Unfortunately, the cookie is not the problem here. By default the cookie expires as soon as the browser AND all other instances are closed, and even if it hasn't, its absolutely no good if the session expires. (If you want to set the lifetime of this specific cookie yourself, use the session.cookie_lifetime value and set to something other than 0, see http://www.php.net/manual/en/ref.session.php.)
If a client has cookies enabled, comes to the site, gets a session cookie, closes the browser AND all instances of that browser, and comes back to the site, the user has to get a new cookie. Easy.

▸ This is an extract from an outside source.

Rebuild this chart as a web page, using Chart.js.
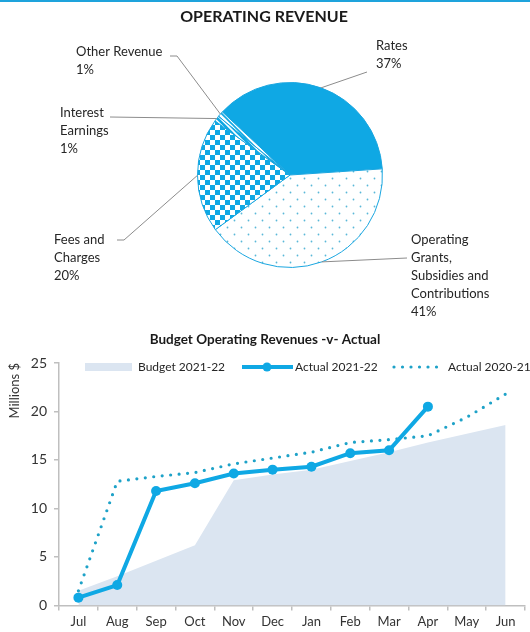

The culprit is the SID, that little session ID that tags itself to the end of relative URLs if the cookie cant be set. That thing leads PHP to the appropriate session file (vincent?) as I understand it. If this is on the tail of a URL that's bookmarked and someone else enters using this bookmark while that session is still active (user A gets up from a community computer, user B sits down and finds the bookmark and follows it), there is no log in required (if thats what you did to allow the session to be set). In any rate, the new user has the control of that session. If this is a secured site, i.e., credit card usage, sensitive company information, etc., this is a BIG problem. As Vincent said, turn SID off! Tell the user No Cookie, No Service, sorry. Unless, of course, you feel like taking the heat for the outcome that is.